**BRIEF:**
Quote every line of the data below as it stands, omitting pictures.

**SUPPLIED DATA:**
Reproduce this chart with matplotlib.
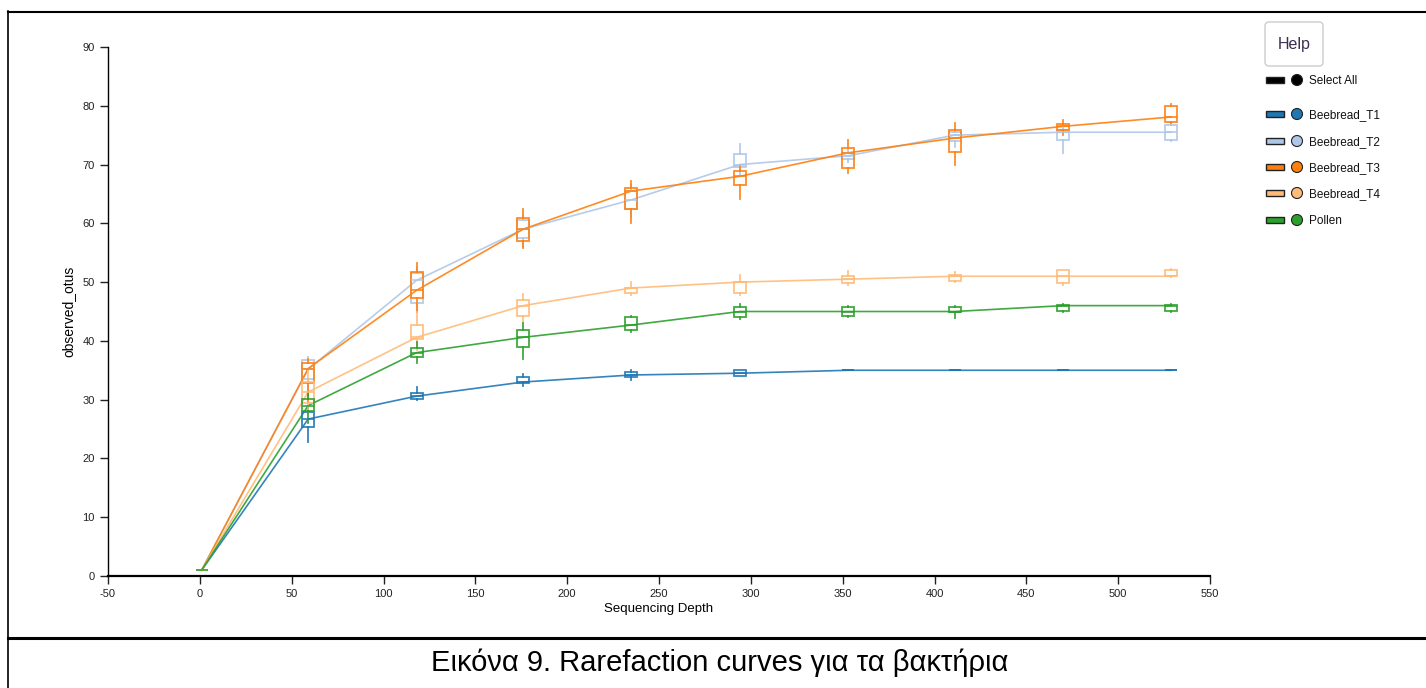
import matplotlib.pyplot as plt
from matplotlib.patches import Rectangle, Circle, FancyBboxPatch

plt.rcParams["font.family"] = ["Liberation Sans", "DejaVu Sans"]
plt.rcParams["axes.unicode_minus"] = False

depths = [1, 59, 118, 176, 235, 294, 353, 411, 470, 529]

names = ["Beebread_T1", "Beebread_T2", "Beebread_T3", "Beebread_T4", "Pollen"]
colors = ["#1f77b4", "#aec7e8", "#ff7f0e", "#ffbb78", "#2ca02c"]

t1_mean = [1, 26.7, 30.6, 33.0, 34.2, 34.5, 35.0, 35.0, 35.0, 35.0]
t1_q1 = [1, 25.3, 30.1, 32.8, 33.9, 34.0, 35.0, 35.0, 35.0, 35.0]
t1_q3 = [1, 27.9, 31.1, 33.9, 34.7, 35.0, 35.0, 35.0, 35.0, 35.0]
t1_lo = [1, 22.8, 30.0, 32.4, 33.3, 34.0, 35.0, 35.0, 35.0, 35.0]
t1_hi = [1, 28.7, 32.2, 34.4, 35.0, 35.0, 35.0, 35.0, 35.0, 35.0]

t2_mean = [1, 35.2, 50.3, 59.0, 64.0, 70.0, 71.5, 75.0, 75.5, 75.5]
t2_q1 = [1, 33.5, 46.5, 57.5, 62.5, 69.6, 71.0, 74.0, 74.2, 74.2]
t2_q3 = [1, 36.7, 51.5, 60.5, 65.5, 71.8, 72.0, 75.5, 75.9, 76.7]
t2_lo = [1, 31.0, 45.0, 56.0, 61.0, 68.0, 70.5, 73.0, 72.0, 74.0]
t2_hi = [1, 37.3, 52.5, 61.5, 66.5, 73.5, 72.5, 76.0, 76.5, 77.0]

t3_mean = [1, 35.3, 48.6, 59.0, 65.5, 68.0, 72.0, 74.5, 76.5, 78.1]
t3_q1 = [1, 32.8, 47.3, 57.0, 62.4, 66.5, 69.4, 72.2, 75.9, 77.2]
t3_q3 = [1, 36.2, 51.7, 60.9, 66.0, 68.9, 72.8, 75.9, 76.9, 80.0]
t3_lo = [1, 29.5, 45.0, 55.8, 60.0, 64.1, 68.6, 69.9, 75.0, 77.0]
t3_hi = [1, 37.0, 53.2, 62.4, 67.2, 70.0, 74.2, 77.1, 77.6, 80.3]

t4_mean = [1, 31.3, 40.6, 46.0, 49.0, 50.0, 50.5, 51.0, 51.0, 51.0]
t4_q1 = [1, 29.5, 40.3, 44.2, 48.2, 48.2, 49.8, 50.2, 49.8, 51.0]
t4_q3 = [1, 33.0, 42.7, 47.0, 49.0, 50.0, 51.0, 51.2, 52.1, 52.1]
t4_lo = [1, 27.5, 38.5, 43.2, 47.8, 47.8, 49.5, 50.0, 49.5, 50.8]
t4_hi = [1, 35.0, 45.0, 48.0, 50.0, 51.2, 51.9, 51.7, 52.1, 52.3]

pollen_mean = [1, 29.0, 38.0, 40.6, 42.7, 45.0, 45.0, 45.0, 46.0, 46.0]
pollen_q1 = [1, 28.1, 37.3, 39.0, 41.8, 44.0, 44.2, 44.9, 45.1, 45.1]
pollen_q3 = [1, 30.1, 38.8, 41.8, 44.0, 45.8, 45.8, 45.8, 46.1, 46.1]
pollen_lo = [1, 26.0, 36.2, 37.0, 41.5, 43.8, 44.0, 43.9, 45.0, 45.0]
pollen_hi = [1, 31.1, 39.8, 43.0, 44.3, 46.2, 46.0, 46.0, 46.3, 46.3]

series = [
    (t1_mean, t1_q1, t1_q3, t1_lo, t1_hi),
    (t2_mean, t2_q1, t2_q3, t2_lo, t2_hi),
    (t3_mean, t3_q1, t3_q3, t3_lo, t3_hi),
    (t4_mean, t4_q1, t4_q3, t4_lo, t4_hi),
    (pollen_mean, pollen_q1, pollen_q3, pollen_lo, pollen_hi),
]

W, H = 1426, 688
fig = plt.figure(figsize=(W / 100, H / 100), dpi=100)
ax = fig.add_axes([108 / W, 1 - 576 / H, (1210 - 108) / W, (576 - 47) / H])

for (mean, q1, q3, lo, hi), color in zip(series, colors):
    ax.plot(depths, mean, color=color, lw=1.2, alpha=0.9, zorder=2)
    stats = [
        {"med": m, "q1": a, "q3": b, "whislo": l, "whishi": h}
        for m, a, b, l, h in zip(mean, q1, q3, lo, hi)
    ]
    ax.bxp(
        stats,
        positions=depths,
        widths=6.5,
        showcaps=False,
        showfliers=False,
        patch_artist=True,
        manage_ticks=False,
        boxprops=dict(facecolor="none", edgecolor=color, lw=1.3, alpha=0.9),
        whiskerprops=dict(color=color, lw=1.3, alpha=0.9),
        medianprops=dict(color=color, lw=1.1),
        zorder=3,
    )

ax.set_xlim(-50, 550)
ax.set_ylim(0, 90)
ax.set_xticks(range(-50, 551, 50))
ax.set_yticks(range(0, 91, 10))
ax.tick_params(direction="out", length=6, width=1, labelsize=8, colors="#222222")
for side in ["top", "right"]:
    ax.spines[side].set_visible(False)
ax.spines["left"].set_linewidth(1)
ax.spines["bottom"].set_linewidth(1.6)
ax.set_xlabel("Sequencing Depth", fontsize=9.5, labelpad=3)
ax.set_ylabel("observed_otus", fontsize=10, labelpad=5)

# overlay in pixel coords for legend widget, frame and caption
ov = fig.add_axes([0, 0, 1, 1], zorder=5)
ov.set_xlim(0, W)
ov.set_ylim(H, 0)
ov.axis("off")
ov.patch.set_alpha(0)

ov.add_patch(FancyBboxPatch((1265, 22), 58, 44, boxstyle="round,pad=0,rounding_size=4",
                            facecolor="white", edgecolor="#cccccc", lw=1))
ov.text(1294, 45, "Help", ha="center", va="center", fontsize=11.5, color="#3a2f4f")

rows_y = [80, 114, 141, 167, 193, 220]
labels = ["Select All"] + names
swatches = ["black"] + colors
for y, lab, c in zip(rows_y, labels, swatches):
    ov.add_patch(Rectangle((1266, y - 3), 18, 6, facecolor=c, edgecolor="#222222", lw=1))
    ov.add_patch(Circle((1297, y), 5.5, facecolor=c, edgecolor="#222222", lw=0.8))
    ov.text(1309, y + 1, lab, ha="left", va="center", fontsize=8.5, color="#111111")

ov.plot([8, W], [11.5, 11.5], color="black", lw=1.5)
ov.plot([8, 8], [11, H], color="black", lw=1.2)
ov.plot([8, W], [638, 638], color="black", lw=2.2)
ov.text(720, 663, "Εικόνα 9. Rarefaction curves για τα βακτήρια", ha="center", va="center",
        fontsize=21, color="black")

fig.savefig("out.png", dpi=100)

**RESULT FOR THIS TASK:**
Reproduce this chart with matplotlib.
import matplotlib.pyplot as plt
from matplotlib.patches import Rectangle, Circle, FancyBboxPatch

plt.rcParams["font.family"] = ["Liberation Sans", "DejaVu Sans"]
plt.rcParams["axes.unicode_minus"] = False

depths = [1, 59, 118, 176, 235, 294, 353, 411, 470, 529]

names = ["Beebread_T1", "Beebread_T2", "Beebread_T3", "Beebread_T4", "Pollen"]
colors = ["#1f77b4", "#aec7e8", "#ff7f0e", "#ffbb78", "#2ca02c"]

t1_mean = [1, 26.7, 30.6, 33.0, 34.2, 34.5, 35.0, 35.0, 35.0, 35.0]
t1_q1 = [1, 25.3, 30.1, 32.8, 33.9, 34.0, 35.0, 35.0, 35.0, 35.0]
t1_q3 = [1, 27.9, 31.1, 33.9, 34.7, 35.0, 35.0, 35.0, 35.0, 35.0]
t1_lo = [1, 22.8, 30.0, 32.4, 33.3, 34.0, 35.0, 35.0, 35.0, 35.0]
t1_hi = [1, 28.7, 32.2, 34.4, 35.0, 35.0, 35.0, 35.0, 35.0, 35.0]

t2_mean = [1, 35.2, 50.3, 59.0, 64.0, 70.0, 71.5, 75.0, 75.5, 75.5]
t2_q1 = [1, 33.5, 46.5, 57.5, 62.5, 69.6, 71.0, 74.0, 74.2, 74.2]
t2_q3 = [1, 36.7, 51.5, 60.5, 65.5, 71.8, 72.0, 75.5, 75.9, 76.7]
t2_lo = [1, 31.0, 45.0, 56.0, 61.0, 68.0, 70.5, 73.0, 72.0, 74.0]
t2_hi = [1, 37.3, 52.5, 61.5, 66.5, 73.5, 72.5, 76.0, 76.5, 77.0]

t3_mean = [1, 35.3, 48.6, 59.0, 65.5, 68.0, 72.0, 74.5, 76.5, 78.1]
t3_q1 = [1, 32.8, 47.3, 57.0, 62.4, 66.5, 69.4, 72.2, 75.9, 77.2]
t3_q3 = [1, 36.2, 51.7, 60.9, 66.0, 68.9, 72.8, 75.9, 76.9, 80.0]
t3_lo = [1, 29.5, 45.0, 55.8, 60.0, 64.1, 68.6, 69.9, 75.0, 77.0]
t3_hi = [1, 37.0, 53.2, 62.4, 67.2, 70.0, 74.2, 77.1, 77.6, 80.3]

t4_mean = [1, 31.3, 40.6, 46.0, 49.0, 50.0, 50.5, 51.0, 51.0, 51.0]
t4_q1 = [1, 29.5, 40.3, 44.2, 48.2, 48.2, 49.8, 50.2, 49.8, 51.0]
t4_q3 = [1, 33.0, 42.7, 47.0, 49.0, 50.0, 51.0, 51.2, 52.1, 52.1]
t4_lo = [1, 27.5, 38.5, 43.2, 47.8, 47.8, 49.5, 50.0, 49.5, 50.8]
t4_hi = [1, 35.0, 45.0, 48.0, 50.0, 51.2, 51.9, 51.7, 52.1, 52.3]

pollen_mean = [1, 29.0, 38.0, 40.6, 42.7, 45.0, 45.0, 45.0, 46.0, 46.0]
pollen_q1 = [1, 28.1, 37.3, 39.0, 41.8, 44.0, 44.2, 44.9, 45.1, 45.1]
pollen_q3 = [1, 30.1, 38.8, 41.8, 44.0, 45.8, 45.8, 45.8, 46.1, 46.1]
pollen_lo = [1, 26.0, 36.2, 37.0, 41.5, 43.8, 44.0, 43.9, 45.0, 45.0]
pollen_hi = [1, 31.1, 39.8, 43.0, 44.3, 46.2, 46.0, 46.0, 46.3, 46.3]

series = [
    (t1_mean, t1_q1, t1_q3, t1_lo, t1_hi),
    (t2_mean, t2_q1, t2_q3, t2_lo, t2_hi),
    (t3_mean, t3_q1, t3_q3, t3_lo, t3_hi),
    (t4_mean, t4_q1, t4_q3, t4_lo, t4_hi),
    (pollen_mean, pollen_q1, pollen_q3, pollen_lo, pollen_hi),
]

W, H = 1426, 688
fig = plt.figure(figsize=(W / 100, H / 100), dpi=100)
ax = fig.add_axes([108 / W, 1 - 576 / H, (1210 - 108) / W, (576 - 47) / H])

for (mean, q1, q3, lo, hi), color in zip(series, colors):
    ax.plot(depths, mean, color=color, lw=1.2, alpha=0.9, zorder=2)
    stats = [
        {"med": m, "q1": a, "q3": b, "whislo": l, "whishi": h}
        for m, a, b, l, h in zip(mean, q1, q3, lo, hi)
    ]
    ax.bxp(
        stats,
        positions=depths,
        widths=6.5,
        showcaps=False,
        showfliers=False,
        patch_artist=True,
        manage_ticks=False,
        boxprops=dict(facecolor="none", edgecolor=color, lw=1.3, alpha=0.9),
        whiskerprops=dict(color=color, lw=1.3, alpha=0.9),
        medianprops=dict(color=color, lw=1.1),
        zorder=3,
    )

ax.set_xlim(-50, 550)
ax.set_ylim(0, 90)
ax.set_xticks(range(-50, 551, 50))
ax.set_yticks(range(0, 91, 10))
ax.tick_params(direction="out", length=6, width=1, labelsize=8, colors="#222222")
for side in ["top", "right"]:
    ax.spines[side].set_visible(False)
ax.spines["left"].set_linewidth(1)
ax.spines["bottom"].set_linewidth(1.6)
ax.set_xlabel("Sequencing Depth", fontsize=9.5, labelpad=3)
ax.set_ylabel("observed_otus", fontsize=10, labelpad=5)

# overlay in pixel coords for legend widget, frame and caption
ov = fig.add_axes([0, 0, 1, 1], zorder=5)
ov.set_xlim(0, W)
ov.set_ylim(H, 0)
ov.axis("off")
ov.patch.set_alpha(0)

ov.add_patch(FancyBboxPatch((1265, 22), 58, 44, boxstyle="round,pad=0,rounding_size=4",
                            facecolor="white", edgecolor="#cccccc", lw=1))
ov.text(1294, 45, "Help", ha="center", va="center", fontsize=11.5, color="#3a2f4f")

rows_y = [80, 114, 141, 167, 193, 220]
labels = ["Select All"] + names
swatches = ["black"] + colors
for y, lab, c in zip(rows_y, labels, swatches):
    ov.add_patch(Rectangle((1266, y - 3), 18, 6, facecolor=c, edgecolor="#222222", lw=1))
    ov.add_patch(Circle((1297, y), 5.5, facecolor=c, edgecolor="#222222", lw=0.8))
    ov.text(1309, y + 1, lab, ha="left", va="center", fontsize=8.5, color="#111111")

ov.plot([8, W], [11.5, 11.5], color="black", lw=1.5)
ov.plot([8, 8], [11, H], color="black", lw=1.2)
ov.plot([8, W], [638, 638], color="black", lw=2.2)
ov.text(720, 663, "Εικόνα 9. Rarefaction curves για τα βακτήρια", ha="center", va="center",
        fontsize=21, color="black")

fig.savefig("out.png", dpi=100)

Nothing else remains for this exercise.